** Start Data shown **

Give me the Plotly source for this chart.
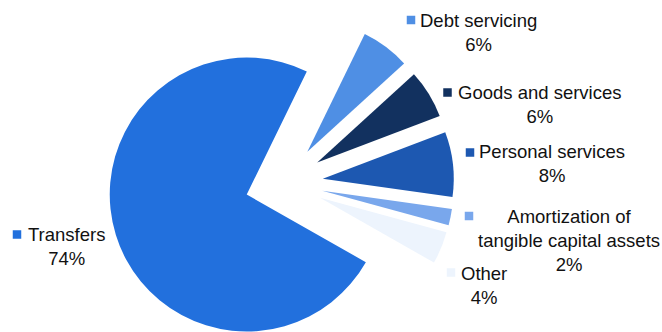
import math
import plotly.graph_objects as go

# Spending breakdown, in percent of total
categories = [
    "Debt servicing",
    "Goods and services",
    "Personal services",
    "Amortization of tangible capital assets",
    "Other",
    "Transfers",
]
shares = [6, 6, 8, 2, 4, 74]
label_lines = [
    "Debt servicing",
    "Goods and services",
    "Personal services",
    "Amortization of<br>tangible capital assets",
    "Other",
    "Transfers",
]
slice_colors = ["#4F8FE4", "#12315F", "#1D58B1", "#79A7EC", "#EDF4FD", "#2270DD"]

# Layout (pixels)
W, H = 662, 332
CENTER = (284, 183)      # common pie centre before explosion
EXPLODE = 39             # radial offset of every slice
ROTATION = 26            # start angle of the first slice, clockwise from 12 o'clock
RADIUS = [131, 131, 131, 131, 131, 137]
LABEL_POS = [(478, 32.5), (539.5, 104.5), (552, 163.5), (569, 240), (484, 285), (66.5, 246.5)]
KEY_POS = [(411, 20), (447.5, 92.5), (470, 152.5), (469, 216), (451, 272.5), (17, 234.5)]
KEY_SIZE = 8.5
FONT = dict(family="Liberation Sans, Arial, sans-serif", size=18.5, color="#111111")

total = sum(shares)
fig = go.Figure()

# One pie per slice so each slice can be pushed out along its own bisector.
angle = ROTATION
for i, v in enumerate(shares):
    span = 360.0 * v / total
    mid = math.radians(angle + span / 2)
    angle += span
    cx = CENTER[0] + EXPLODE * math.sin(mid)
    cy = CENTER[1] - EXPLODE * math.cos(mid)
    r = RADIUS[i]
    dom_x = [max(0.0, (cx - r) / W), min(1.0, (cx + r) / W)]
    dom_y = [max(0.0, 1 - (cy + r) / H), min(1.0, 1 - (cy - r) / H)]
    colors = [c if j == i else "rgba(0,0,0,0)" for j, c in enumerate(slice_colors)]
    fig.add_trace(go.Pie(
        labels=categories,
        values=shares,
        sort=False,
        direction="clockwise",
        rotation=ROTATION,
        marker=dict(colors=colors, line=dict(width=0)),
        textinfo="none",
        hoverinfo="skip",
        domain=dict(x=dom_x, y=dom_y),
        showlegend=False,
    ))

annotations = []
shapes = []
for i, v in enumerate(shares):
    pct = round(100 * v / total)
    lx, ly = LABEL_POS[i]
    annotations.append(dict(
        x=lx / W, y=1 - ly / H, xref="paper", yref="paper",
        xanchor="center", yanchor="middle", align="center",
        showarrow=False, text=f"{label_lines[i]}<br>{pct}%", font=FONT,
    ))
    kx, ky = KEY_POS[i]
    shapes.append(dict(
        type="rect", xref="paper", yref="paper",
        x0=(kx - KEY_SIZE / 2) / W, x1=(kx + KEY_SIZE / 2) / W,
        y0=1 - (ky + KEY_SIZE / 2) / H, y1=1 - (ky - KEY_SIZE / 2) / H,
        fillcolor=slice_colors[i], line=dict(width=0),
    ))

fig.update_layout(
    width=W, height=H,
    margin=dict(l=0, r=0, t=0, b=0),
    paper_bgcolor="white", plot_bgcolor="white",
    annotations=annotations, shapes=shapes,
    showlegend=False,
)

fig.write_html("out.html")
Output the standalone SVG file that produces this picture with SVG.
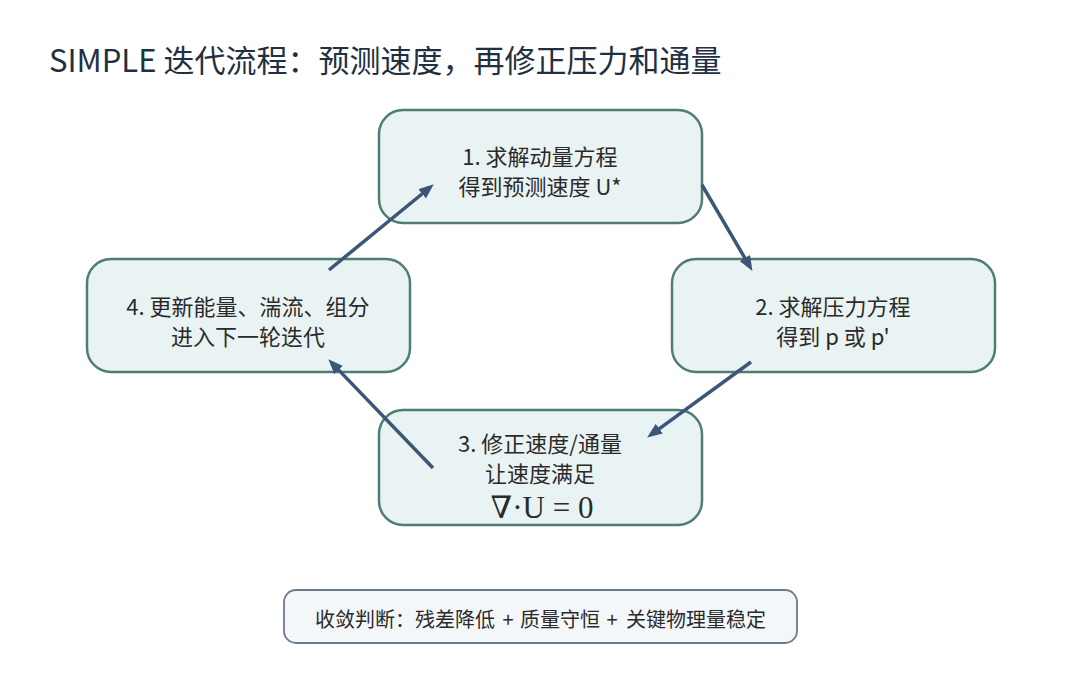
<svg xmlns="http://www.w3.org/2000/svg" width="1080" height="684" viewBox="0 0 1080 684">
<defs>
<style>
.bg{fill:#ffffff}
.title{font-family:"Noto Sans CJK SC","Noto Sans",sans-serif;font-size:31px;fill:#1f3042}
.node rect{fill:#eaf3f3;stroke:#4f7d76;stroke-width:2.5}
.lbl{font-family:"Noto Sans CJK SC","Noto Sans",sans-serif;font-size:22px;fill:#2a2a2a;text-anchor:middle}
.math{font-family:"Liberation Serif","DejaVu Serif",serif;font-size:31px;fill:#2a2a2a;text-anchor:middle}
.note rect{fill:#f4f7fa;stroke:#6e7b89;stroke-width:1.8}
.note text{font-family:"Noto Sans CJK SC","Noto Sans",sans-serif;font-size:20px;fill:#2a2a2a}
.conn path{fill:none;stroke:#3c5677;stroke-width:3.5;marker-end:url(#ah)}
</style>
<marker id="ah" markerUnits="userSpaceOnUse" markerWidth="16" markerHeight="14" refX="10" refY="6" orient="auto">
<path d="M0,0 L15,6 L0,12 z" fill="#3c5677"/>
</marker>
</defs>
<rect class="bg" x="0" y="0" width="1080" height="684"/>
<text class="title" x="49" y="72">SIMPLE 迭代流程：预测速度，再修正压力和通量</text>
<g id="node1" class="node">
<rect x="379" y="110" width="323" height="113" rx="24"/>
<text class="lbl" x="540" y="165">1. 求解动量方程</text>
<text class="lbl" x="540" y="195">得到预测速度 U*</text>
</g>
<g id="node2" class="node">
<rect x="672" y="259" width="323" height="113" rx="24"/>
<text class="lbl" x="833" y="315">2. 求解压力方程</text>
<text class="lbl" x="833" y="345">得到 p 或 p'</text>
</g>
<g id="node3" class="node">
<rect x="379" y="410" width="323" height="115" rx="24"/>
<text class="lbl" x="540" y="452">3. 修正速度/通量</text>
<text class="lbl" x="540" y="482">让速度满足</text>
<text class="math" x="542" y="518">∇·U = 0</text>
</g>
<g id="node4" class="node">
<rect x="87" y="259" width="323" height="113" rx="24"/>
<text class="lbl" x="248" y="315">4. 更新能量、湍流、组分</text>
<text class="lbl" x="248" y="345">进入下一轮迭代</text>
</g>
<g id="note" class="note">
<rect x="284" y="590" width="513" height="53" rx="12"/>
<text y="627"><tspan x="315">收敛判断：残差降低</tspan><tspan x="502.5">+</tspan><tspan x="520">质量守恒</tspan><tspan x="606.5">+</tspan><tspan x="626">关键物理量稳定</tspan></text>
</g>
<g id="connectors" class="conn">
<path d="M702,185 L749.9,266.6"/>
<path d="M751,362 L651.2,434.6"/>
<path d="M433,468 L331.8,362.9"/>
<path d="M329,270 L429.9,187.5"/>
</g>
</svg>
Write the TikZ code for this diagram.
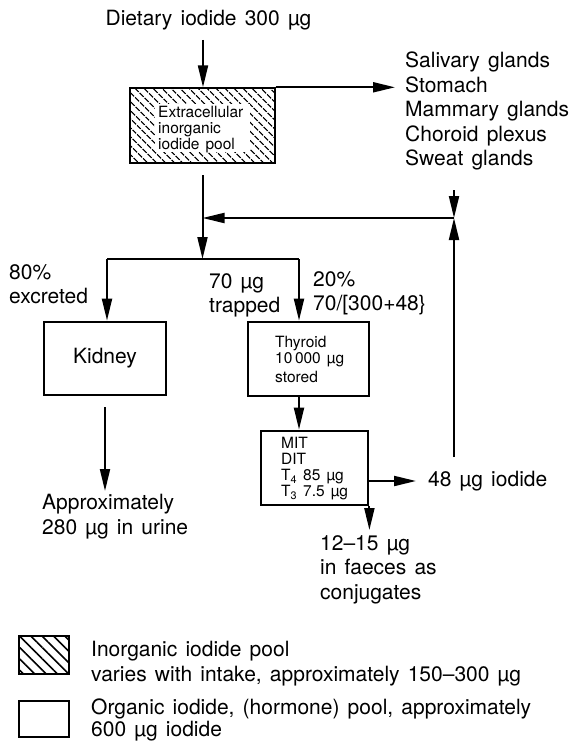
\documentclass[tikz,border=0pt]{standalone}
\usepackage{fontspec}
\setmainfont{TeX Gyre Heros}[WordSpace=1.4]
\usetikzlibrary{arrows.meta,patterns.meta}
\newcommand\bigsz{\fontsize{21}{24.5}\selectfont}
\newcommand\keysz{\fontsize{21}{21.5}\selectfont}
\newcommand\boxsz{\fontsize{15.5}{16}\selectfont}
\tikzset{>={Triangle[length=22pt,width=10pt]},
  flow/.style={line width=2pt,->},
  edge/.style={line width=2pt},
  txt/.style={font=\bigsz,align=left,inner sep=0pt},
  organ/.style={draw,line width=2.8pt,inner sep=0pt},
  hatch/.style={pattern={Lines[angle=-45,distance=6.5pt,line width=1.4pt]}},
  keyhatch/.style={pattern={Lines[angle=-45,distance=8pt,line width=1.6pt]}}}

\begin{document}
\begin{tikzpicture}[x=1pt,y=-1pt]
\useasboundingbox (0,0) rectangle (579,741);
% pools and organs
\node[organ,hatch,minimum width=145pt,minimum height=75pt] (pool) at (202.5,125.5) {};
\node[fill=white,inner sep=0pt,minimum width=95pt,minimum height=48pt] (poolBg) at (202.5,128) {};
\node[txt,font=\boxsz,anchor=north west] (poolTxt) at (158,106) {Extracellular\\inorganic\\iodide pool};
\node[organ,minimum width=122pt,minimum height=73pt,font=\bigsz] (kidney) at (105,358.5) {Kidney};
\node[organ,minimum width=121pt,minimum height=74pt] (thyroid) at (308.5,359) {};
\node[txt,font=\boxsz,anchor=north west] (thyTxt) at (275,336) {Thyroid\\10\,000 µg\\[3pt]stored};
\node[organ,minimum width=107pt,minimum height=74pt] (mit) at (314.5,468) {};
\node[txt,font=\boxsz,anchor=north west] (mitTxt) at (281,437) {MIT\\DIT\\T\textsubscript{4} 85 µg\\T\textsubscript{3} 7.5 µg};
% texts
\node[txt] (diet) at (208.5,20) {Dietary iodide 300 µg};
\node[txt,anchor=north west] (organs) at (405,52) {Salivary glands\\Stomach\\Mammary glands\\Choroid plexus\\Sweat glands};
\node[txt,anchor=north west] (excr) at (9,264) {80\%\\excreted};
\node[txt,anchor=north west] (trap) at (209,273) {70 µg\\trapped};
\node[txt,anchor=north west] (frac) at (313,271) {20\%\\70/[300+48\}};
\node[txt,anchor=west] (iodide) at (428,481) {48 µg iodide};
\node[txt,anchor=north west] (urine) at (42,494) {Approximately\\280 µg in urine};
\node[txt,anchor=north west] (faeces) at (320,535) {12–15 µg\\in faeces as\\conjugates};
% flows
\coordinate (dietOut) at (203,40);
\coordinate (poolOut) at (202.5,175);
\coordinate (join) at (202.5,218);
\coordinate (split) at (202.5,259);
\coordinate (kidIn) at (107,259);
\coordinate (thyIn) at (299,259);
\coordinate (kidOut) at (105,407);
\coordinate (retTop) at (454,218);
\coordinate (retBot) at (454,457);
\coordinate (glandOut) at (454,190);
\draw[flow] (dietOut) -- (dietOut |- pool.north);
\draw[flow,shorten >=10pt] (pool.north east) -- (pool.north east -| organs.west);
\draw[flow] (poolOut) -- (split);
\draw[edge] (kidIn) -- (thyIn);
\draw[flow] (kidIn) -- (kidIn |- kidney.north);
\draw[flow] (thyIn) -- (thyIn |- thyroid.north);
\draw[flow] (thyIn |- thyroid.south) -- (thyIn |- mit.north);
\draw[flow,shorten >=12pt] (mit.east |- iodide.west) -- (iodide.west);
\draw[flow] (retBot) -- (retTop);
\draw[flow] (glandOut) -- (retTop);
\draw[flow] (retTop) -- (join);
\draw[flow,shorten >=3pt] (kidOut) -- (kidOut |- urine.north);
\draw[flow,shorten >=5pt] (mit.south east) -- (mit.south east |- faeces.north);
% key
\node[organ,keyhatch,minimum width=50pt,minimum height=38pt] (keyIn) at (44,655) {};
\node[txt,anchor=north west] (keyInTxt) at (91,641) {Inorganic iodide pool\\varies with intake, approximately 150–300 µg};
\node[organ,minimum width=50pt,minimum height=36pt] (keyOrg) at (44,719) {};
\node[txt,font=\keysz,anchor=north west] (keyOrgTxt) at (91,699) {Organic iodide, (hormone) pool, approximately\\600 µg iodide};
\end{tikzpicture}
\end{document}
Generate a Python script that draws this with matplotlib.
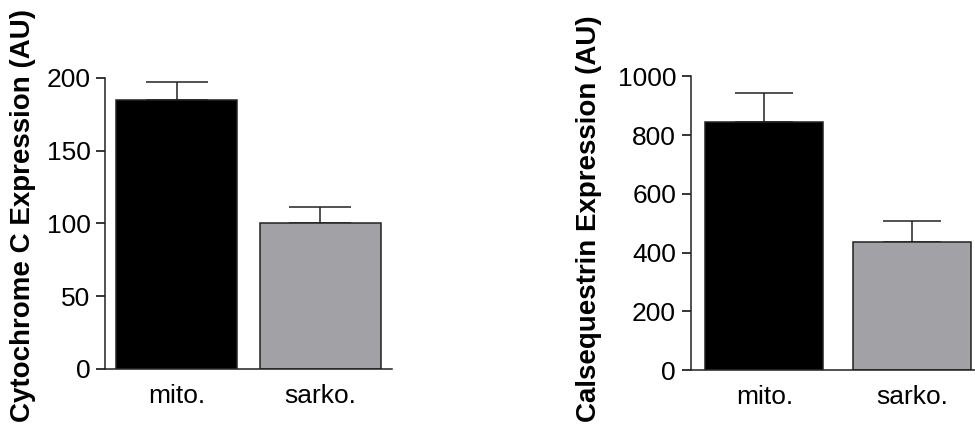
import numpy as np
import matplotlib
matplotlib.use("Agg")
import matplotlib.pyplot as plt

plt.rcParams['font.family'] = ['Liberation Sans', 'DejaVu Sans']

groups = ["mito.", "sarko."]
bar_colors = ["#000000", "#a2a1a5"]

# Cytochrome C
cyto_mean = [185, 100]
cyto_err = [12, 11]

# Calsequestrin
calse_mean = [843, 436]
calse_err = [99, 70]

fig = plt.figure(figsize=(9.75, 4.28), dpi=100)

W, H = 975.0, 428.0


def panel(rect_px, means, errs, ylim, yticks, ylabel, label_xy, width, capsize):
    x0, y_top, x1, y_bot = rect_px
    ax = fig.add_axes([x0 / W, 1 - y_bot / H, (x1 - x0) / W, (y_bot - y_top) / H])
    x = np.arange(len(groups))
    ax.bar(x, means, width=width, color=bar_colors, edgecolor="#222222",
           linewidth=1.1, zorder=2)
    ax.errorbar(x, means, yerr=[np.zeros(len(errs)), errs], fmt="none",
                ecolor="#222222", elinewidth=1.1, capsize=capsize,
                capthick=1.1, zorder=1)
    ax.set_xlim(-0.5, 1.5)
    ax.set_ylim(*ylim)
    ax.set_yticks(yticks)
    ax.set_xticks(x)
    ax.set_xticklabels(groups, fontsize=19)
    ax.tick_params(axis="x", length=0, pad=11)
    ax.tick_params(axis="y", labelsize=19, length=6.5, width=1.1, pad=4)
    for s in ["top", "right"]:
        ax.spines[s].set_visible(False)
    for s in ["left", "bottom"]:
        ax.spines[s].set_linewidth(1.1)
        ax.spines[s].set_color("#222222")
    fig.text(label_xy[0] / W, 1 - label_xy[1] / H, ylabel, rotation=90,
             ha="center", va="center", fontsize=20, fontweight="bold")
    return ax


panel((105, 77.7, 392, 369), cyto_mean, cyto_err, (0, 200),
      [0, 50, 100, 150, 200], "Cytochrome C Expression (AU)", (23, 216),
      0.843, 22)
panel((690.7, 76.3, 985.7, 370), calse_mean, calse_err, (0, 1000),
      [0, 200, 400, 600, 800, 1000], "Calsequestrin Expression (AU)", (589, 219),
      0.80, 21)

fig.savefig("out.png", dpi=100)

** End Data shown **

• **What you will do**
Begin at the top of the material above and output each line exactly, stopping after the line that holds "import plotly.graph_objects as go". Leave out pictures.

• **Result of the task**
Give me the Plotly source for this chart.
import math
import plotly.graph_objects as go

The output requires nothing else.